## To do
Output each line exactly as it appears, skipping any embedded picture.

## Given material

# # #

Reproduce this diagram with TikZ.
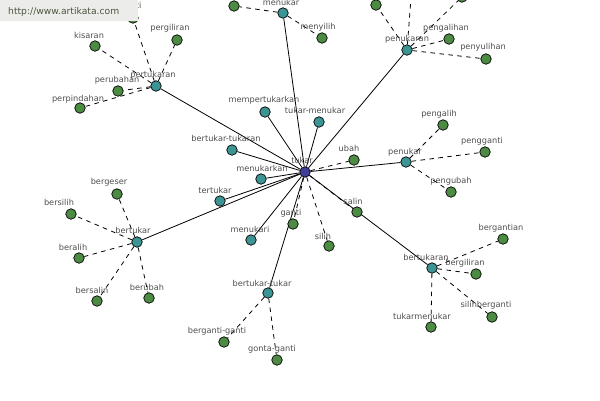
\documentclass[tikz,border=0pt]{standalone}
\usepackage{fontspec}
\setmainfont{DejaVu Sans}
\definecolor{hubblue}{RGB}{62,62,150}
\definecolor{tealc}{RGB}{60,148,148}
\definecolor{leafg}{RGB}{76,140,66}
\definecolor{lblgray}{RGB}{78,78,78}
\definecolor{urlfill}{RGB}{236,236,234}
\definecolor{urltxt}{RGB}{74,86,62}
\pgfdeclarelayer{bg}
\pgfdeclarelayer{edges}
\pgfdeclarelayer{top}
\pgfsetlayers{bg,edges,main,top}
\newcommand\wvtx[5]{\node[#2] (#1) at (#3) {};\node[lbl] (#1-l) at (#4) {#5};}
\begin{document}
\begin{tikzpicture}[x=1pt,y=-1pt,
  vtx/.style={circle,draw=black,line width=0.7pt,minimum size=10.5pt,inner sep=0pt},
  hub/.style={vtx,fill=hubblue},
  mid/.style={vtx,fill=tealc},
  leaf/.style={vtx,fill=leafg},
  lbl/.style={font=\fontsize{8.2}{9}\selectfont,text=lblgray,inner sep=0pt},
  sol/.style={draw=black,line width=0.8pt},
  dsh/.style={draw=black,line width=0.8pt,dash pattern=on 4.5pt off 4.5pt},
  urlbox/.style={fill=urlfill,draw=none,anchor=north west,minimum width=138pt,minimum height=21pt,inner sep=0pt},
  urlt/.style={font=\fontsize{9.2}{10}\selectfont,text=urltxt,anchor=west,inner sep=0pt}]
\useasboundingbox (0,0) rectangle (600,400);
\begin{pgfonlayer}{bg}
\fill[white] (0,0) rectangle (600,400);
\end{pgfonlayer}
\clip (0,0) rectangle (600,400);
% hub and middle nodes
\wvtx{tukar}{hub}{305,172}{302,160}{tukar}
\wvtx{pertukaran}{mid}{156,86}{153,75}{pertukaran}
\wvtx{menukar}{mid}{283,13}{281,2}{menukar}
\wvtx{penukaran}{mid}{407,50}{407,39}{penukaran}
\wvtx{mempertukarkan}{mid}{265,112}{264,100}{mempertukarkan}
\wvtx{tukarmenukar}{mid}{319,122}{315,110}{tukar-menukar}
\wvtx{bertukartukaran}{mid}{232,150}{226,138}{bertukar-tukaran}
\wvtx{menukarkan}{mid}{261,179}{262,168}{menukarkan}
\wvtx{tertukar}{mid}{220,201}{215,190}{tertukar}
\wvtx{bertukar}{mid}{137,242}{133,230}{bertukar}
\wvtx{menukari}{mid}{251,240}{250,229}{menukari}
\wvtx{bertukartukar}{mid}{268,293}{262,283}{bertukar-tukar}
\wvtx{penukar}{mid}{406,162}{405,152}{penukar}
\wvtx{bertukaran}{mid}{432,268}{426,257}{bertukaran}
% leaves of tukar
\wvtx{ubah}{leaf}{354,160}{349,148}{ubah}
\wvtx{ganti}{leaf}{293,224}{291,213}{ganti}
\wvtx{silih}{leaf}{329,246}{323,236}{silih}
\wvtx{salin}{leaf}{357,212}{353,201}{salin}
% leaves of pertukaran
\wvtx{kisaran}{leaf}{95,46}{89,35}{kisaran}
\wvtx{pergiliran}{leaf}{177,40}{170,28}{pergiliran}
\wvtx{perubahan}{leaf}{118,91}{117,80}{perubahan}
\wvtx{perpindahan}{leaf}{80,108}{78,99}{perpindahan}
\node[leaf] (berganti) at (133,18) {};
\node[lbl,anchor=east] (berganti-l) at (141.5,6) {ganti};
% leaves of menukar
\node[leaf] (mkA) at (234,6) {};
\wvtx{menyilih}{leaf}{322,38}{318,27}{menyilih}
% leaves of penukaran
\node[leaf] (pnA) at (376,5) {};
\node[leaf] (pnB) at (412,-15) {};
\node[leaf] (pnC) at (462,-3) {};
\wvtx{pengalihan}{leaf}{449,39}{446,28}{pengalihan}
\wvtx{penyulihan}{leaf}{486,59}{483,47}{penyulihan}
% leaves of penukar
\wvtx{pengalih}{leaf}{443,125}{439,114}{pengalih}
\wvtx{pengganti}{leaf}{485,152}{482,141}{pengganti}
\wvtx{pengubah}{leaf}{451,192}{451,181}{pengubah}
% leaves of bertukaran
\wvtx{bergantian}{leaf}{503,239}{501,228}{bergantian}
\wvtx{bergiliran}{leaf}{476,274}{465,263}{bergiliran}
\wvtx{silihberganti}{leaf}{492,317}{486,305}{silihberganti}
\wvtx{tukarmenukarL}{leaf}{431,327}{422,316}{tukarmenukar}
% leaves of bertukar
\wvtx{bergeser}{leaf}{117,194}{109,182}{bergeser}
\wvtx{bersilih}{leaf}{71,214}{59,202}{bersilih}
\wvtx{beralih}{leaf}{79,258}{73,247}{beralih}
\wvtx{bersalin}{leaf}{97,301}{92,290}{bersalin}
\wvtx{berubah}{leaf}{149,298}{147,287}{berubah}
% leaves of bertukar-tukar
\wvtx{bergantiganti}{leaf}{224,342}{217,331}{berganti-ganti}
\wvtx{gontaganti}{leaf}{277,360}{272,349}{gonta-ganti}
% edges
\begin{pgfonlayer}{edges}
\clip (0,0) rectangle (600,400);
\foreach \m in {pertukaran,menukar,penukaran,mempertukarkan,tukarmenukar,bertukartukaran,menukarkan,tertukar,bertukar,menukari,bertukartukar,penukar,bertukaran}
  \draw[sol] (tukar) -- (\m);
\foreach \m in {ubah,ganti,silih,salin} \draw[dsh] (tukar) -- (\m);
\foreach \m in {kisaran,pergiliran,perubahan,perpindahan,berganti} \draw[dsh] (pertukaran) -- (\m);
\foreach \m in {mkA,menyilih} \draw[dsh] (menukar) -- (\m);
\foreach \m in {pnA,pnB,pnC,pengalihan,penyulihan} \draw[dsh] (penukaran) -- (\m);
\foreach \m in {pengalih,pengganti,pengubah} \draw[dsh] (penukar) -- (\m);
\foreach \m in {bergantian,bergiliran,silihberganti,tukarmenukarL} \draw[dsh] (bertukaran) -- (\m);
\foreach \m in {bergeser,bersilih,beralih,bersalin,berubah} \draw[dsh] (bertukar) -- (\m);
\foreach \m in {bergantiganti,gontaganti} \draw[dsh] (bertukartukar) -- (\m);
\end{pgfonlayer}
% url box
\begin{pgfonlayer}{top}
\node[urlbox] (urlb) at (0,0) {};
\node[urlt] (urltext) at (8,12) {http://www.artikata.com};
\end{pgfonlayer}
\end{tikzpicture}
\end{document}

# # #

## Response
Reproduce this diagram with TikZ.
\documentclass[tikz,border=0pt]{standalone}
\usepackage{fontspec}
\setmainfont{DejaVu Sans}
\definecolor{hubblue}{RGB}{62,62,150}
\definecolor{tealc}{RGB}{60,148,148}
\definecolor{leafg}{RGB}{76,140,66}
\definecolor{lblgray}{RGB}{78,78,78}
\definecolor{urlfill}{RGB}{236,236,234}
\definecolor{urltxt}{RGB}{74,86,62}
\pgfdeclarelayer{bg}
\pgfdeclarelayer{edges}
\pgfdeclarelayer{top}
\pgfsetlayers{bg,edges,main,top}
\newcommand\wvtx[5]{\node[#2] (#1) at (#3) {};\node[lbl] (#1-l) at (#4) {#5};}
\begin{document}
\begin{tikzpicture}[x=1pt,y=-1pt,
  vtx/.style={circle,draw=black,line width=0.7pt,minimum size=10.5pt,inner sep=0pt},
  hub/.style={vtx,fill=hubblue},
  mid/.style={vtx,fill=tealc},
  leaf/.style={vtx,fill=leafg},
  lbl/.style={font=\fontsize{8.2}{9}\selectfont,text=lblgray,inner sep=0pt},
  sol/.style={draw=black,line width=0.8pt},
  dsh/.style={draw=black,line width=0.8pt,dash pattern=on 4.5pt off 4.5pt},
  urlbox/.style={fill=urlfill,draw=none,anchor=north west,minimum width=138pt,minimum height=21pt,inner sep=0pt},
  urlt/.style={font=\fontsize{9.2}{10}\selectfont,text=urltxt,anchor=west,inner sep=0pt}]
\useasboundingbox (0,0) rectangle (600,400);
\begin{pgfonlayer}{bg}
\fill[white] (0,0) rectangle (600,400);
\end{pgfonlayer}
\clip (0,0) rectangle (600,400);
% hub and middle nodes
\wvtx{tukar}{hub}{305,172}{302,160}{tukar}
\wvtx{pertukaran}{mid}{156,86}{153,75}{pertukaran}
\wvtx{menukar}{mid}{283,13}{281,2}{menukar}
\wvtx{penukaran}{mid}{407,50}{407,39}{penukaran}
\wvtx{mempertukarkan}{mid}{265,112}{264,100}{mempertukarkan}
\wvtx{tukarmenukar}{mid}{319,122}{315,110}{tukar-menukar}
\wvtx{bertukartukaran}{mid}{232,150}{226,138}{bertukar-tukaran}
\wvtx{menukarkan}{mid}{261,179}{262,168}{menukarkan}
\wvtx{tertukar}{mid}{220,201}{215,190}{tertukar}
\wvtx{bertukar}{mid}{137,242}{133,230}{bertukar}
\wvtx{menukari}{mid}{251,240}{250,229}{menukari}
\wvtx{bertukartukar}{mid}{268,293}{262,283}{bertukar-tukar}
\wvtx{penukar}{mid}{406,162}{405,152}{penukar}
\wvtx{bertukaran}{mid}{432,268}{426,257}{bertukaran}
% leaves of tukar
\wvtx{ubah}{leaf}{354,160}{349,148}{ubah}
\wvtx{ganti}{leaf}{293,224}{291,213}{ganti}
\wvtx{silih}{leaf}{329,246}{323,236}{silih}
\wvtx{salin}{leaf}{357,212}{353,201}{salin}
% leaves of pertukaran
\wvtx{kisaran}{leaf}{95,46}{89,35}{kisaran}
\wvtx{pergiliran}{leaf}{177,40}{170,28}{pergiliran}
\wvtx{perubahan}{leaf}{118,91}{117,80}{perubahan}
\wvtx{perpindahan}{leaf}{80,108}{78,99}{perpindahan}
\node[leaf] (berganti) at (133,18) {};
\node[lbl,anchor=east] (berganti-l) at (141.5,6) {ganti};
% leaves of menukar
\node[leaf] (mkA) at (234,6) {};
\wvtx{menyilih}{leaf}{322,38}{318,27}{menyilih}
% leaves of penukaran
\node[leaf] (pnA) at (376,5) {};
\node[leaf] (pnB) at (412,-15) {};
\node[leaf] (pnC) at (462,-3) {};
\wvtx{pengalihan}{leaf}{449,39}{446,28}{pengalihan}
\wvtx{penyulihan}{leaf}{486,59}{483,47}{penyulihan}
% leaves of penukar
\wvtx{pengalih}{leaf}{443,125}{439,114}{pengalih}
\wvtx{pengganti}{leaf}{485,152}{482,141}{pengganti}
\wvtx{pengubah}{leaf}{451,192}{451,181}{pengubah}
% leaves of bertukaran
\wvtx{bergantian}{leaf}{503,239}{501,228}{bergantian}
\wvtx{bergiliran}{leaf}{476,274}{465,263}{bergiliran}
\wvtx{silihberganti}{leaf}{492,317}{486,305}{silihberganti}
\wvtx{tukarmenukarL}{leaf}{431,327}{422,316}{tukarmenukar}
% leaves of bertukar
\wvtx{bergeser}{leaf}{117,194}{109,182}{bergeser}
\wvtx{bersilih}{leaf}{71,214}{59,202}{bersilih}
\wvtx{beralih}{leaf}{79,258}{73,247}{beralih}
\wvtx{bersalin}{leaf}{97,301}{92,290}{bersalin}
\wvtx{berubah}{leaf}{149,298}{147,287}{berubah}
% leaves of bertukar-tukar
\wvtx{bergantiganti}{leaf}{224,342}{217,331}{berganti-ganti}
\wvtx{gontaganti}{leaf}{277,360}{272,349}{gonta-ganti}
% edges
\begin{pgfonlayer}{edges}
\clip (0,0) rectangle (600,400);
\foreach \m in {pertukaran,menukar,penukaran,mempertukarkan,tukarmenukar,bertukartukaran,menukarkan,tertukar,bertukar,menukari,bertukartukar,penukar,bertukaran}
  \draw[sol] (tukar) -- (\m);
\foreach \m in {ubah,ganti,silih,salin} \draw[dsh] (tukar) -- (\m);
\foreach \m in {kisaran,pergiliran,perubahan,perpindahan,berganti} \draw[dsh] (pertukaran) -- (\m);
\foreach \m in {mkA,menyilih} \draw[dsh] (menukar) -- (\m);
\foreach \m in {pnA,pnB,pnC,pengalihan,penyulihan} \draw[dsh] (penukaran) -- (\m);
\foreach \m in {pengalih,pengganti,pengubah} \draw[dsh] (penukar) -- (\m);
\foreach \m in {bergantian,bergiliran,silihberganti,tukarmenukarL} \draw[dsh] (bertukaran) -- (\m);
\foreach \m in {bergeser,bersilih,beralih,bersalin,berubah} \draw[dsh] (bertukar) -- (\m);
\foreach \m in {bergantiganti,gontaganti} \draw[dsh] (bertukartukar) -- (\m);
\end{pgfonlayer}
% url box
\begin{pgfonlayer}{top}
\node[urlbox] (urlb) at (0,0) {};
\node[urlt] (urltext) at (8,12) {http://www.artikata.com};
\end{pgfonlayer}
\end{tikzpicture}
\end{document}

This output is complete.